INFORMATION SHOWN:
— Start —

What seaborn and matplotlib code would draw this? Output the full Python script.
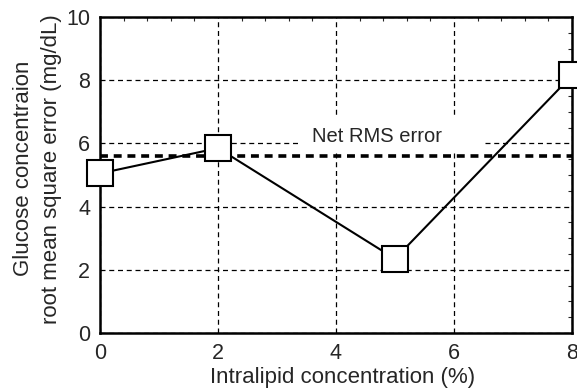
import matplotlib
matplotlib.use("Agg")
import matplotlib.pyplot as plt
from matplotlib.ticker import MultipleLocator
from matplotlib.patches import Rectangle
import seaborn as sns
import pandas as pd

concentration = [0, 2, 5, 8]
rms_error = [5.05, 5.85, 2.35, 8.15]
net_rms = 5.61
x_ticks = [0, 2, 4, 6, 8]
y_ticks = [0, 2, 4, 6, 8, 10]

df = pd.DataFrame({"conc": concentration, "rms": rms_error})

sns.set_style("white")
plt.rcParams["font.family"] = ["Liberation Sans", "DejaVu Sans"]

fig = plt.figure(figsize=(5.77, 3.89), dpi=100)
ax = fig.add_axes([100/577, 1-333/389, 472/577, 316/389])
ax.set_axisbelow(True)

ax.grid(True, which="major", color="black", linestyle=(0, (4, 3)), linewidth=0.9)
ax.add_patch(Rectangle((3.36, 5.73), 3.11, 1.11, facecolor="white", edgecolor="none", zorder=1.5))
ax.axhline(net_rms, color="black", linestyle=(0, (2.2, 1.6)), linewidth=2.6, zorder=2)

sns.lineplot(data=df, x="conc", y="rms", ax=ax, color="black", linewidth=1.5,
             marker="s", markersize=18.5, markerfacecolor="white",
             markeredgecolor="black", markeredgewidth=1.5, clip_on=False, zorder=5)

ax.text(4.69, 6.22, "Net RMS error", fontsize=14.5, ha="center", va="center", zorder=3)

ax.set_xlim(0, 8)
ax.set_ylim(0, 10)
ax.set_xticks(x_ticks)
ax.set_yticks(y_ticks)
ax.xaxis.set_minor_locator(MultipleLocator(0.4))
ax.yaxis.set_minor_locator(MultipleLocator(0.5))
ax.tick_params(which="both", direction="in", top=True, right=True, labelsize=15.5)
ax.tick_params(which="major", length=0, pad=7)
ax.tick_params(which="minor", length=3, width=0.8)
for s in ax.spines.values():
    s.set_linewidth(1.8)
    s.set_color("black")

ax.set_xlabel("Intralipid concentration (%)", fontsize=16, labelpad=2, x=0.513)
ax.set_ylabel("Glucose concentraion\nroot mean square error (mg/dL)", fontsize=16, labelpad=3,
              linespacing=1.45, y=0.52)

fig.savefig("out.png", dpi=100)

— End —

TASK DIRECTIONS: Return the whole listing, word for word, and leave out every picture.

SOLUTION TO THE PROBLEM:
What seaborn and matplotlib code would draw this? Output the full Python script.
import matplotlib
matplotlib.use("Agg")
import matplotlib.pyplot as plt
from matplotlib.ticker import MultipleLocator
from matplotlib.patches import Rectangle
import seaborn as sns
import pandas as pd

concentration = [0, 2, 5, 8]
rms_error = [5.05, 5.85, 2.35, 8.15]
net_rms = 5.61
x_ticks = [0, 2, 4, 6, 8]
y_ticks = [0, 2, 4, 6, 8, 10]

df = pd.DataFrame({"conc": concentration, "rms": rms_error})

sns.set_style("white")
plt.rcParams["font.family"] = ["Liberation Sans", "DejaVu Sans"]

fig = plt.figure(figsize=(5.77, 3.89), dpi=100)
ax = fig.add_axes([100/577, 1-333/389, 472/577, 316/389])
ax.set_axisbelow(True)

ax.grid(True, which="major", color="black", linestyle=(0, (4, 3)), linewidth=0.9)
ax.add_patch(Rectangle((3.36, 5.73), 3.11, 1.11, facecolor="white", edgecolor="none", zorder=1.5))
ax.axhline(net_rms, color="black", linestyle=(0, (2.2, 1.6)), linewidth=2.6, zorder=2)

sns.lineplot(data=df, x="conc", y="rms", ax=ax, color="black", linewidth=1.5,
             marker="s", markersize=18.5, markerfacecolor="white",
             markeredgecolor="black", markeredgewidth=1.5, clip_on=False, zorder=5)

ax.text(4.69, 6.22, "Net RMS error", fontsize=14.5, ha="center", va="center", zorder=3)

ax.set_xlim(0, 8)
ax.set_ylim(0, 10)
ax.set_xticks(x_ticks)
ax.set_yticks(y_ticks)
ax.xaxis.set_minor_locator(MultipleLocator(0.4))
ax.yaxis.set_minor_locator(MultipleLocator(0.5))
ax.tick_params(which="both", direction="in", top=True, right=True, labelsize=15.5)
ax.tick_params(which="major", length=0, pad=7)
ax.tick_params(which="minor", length=3, width=0.8)
for s in ax.spines.values():
    s.set_linewidth(1.8)
    s.set_color("black")

ax.set_xlabel("Intralipid concentration (%)", fontsize=16, labelpad=2, x=0.513)
ax.set_ylabel("Glucose concentraion\nroot mean square error (mg/dL)", fontsize=16, labelpad=3,
              linespacing=1.45, y=0.52)

fig.savefig("out.png", dpi=100)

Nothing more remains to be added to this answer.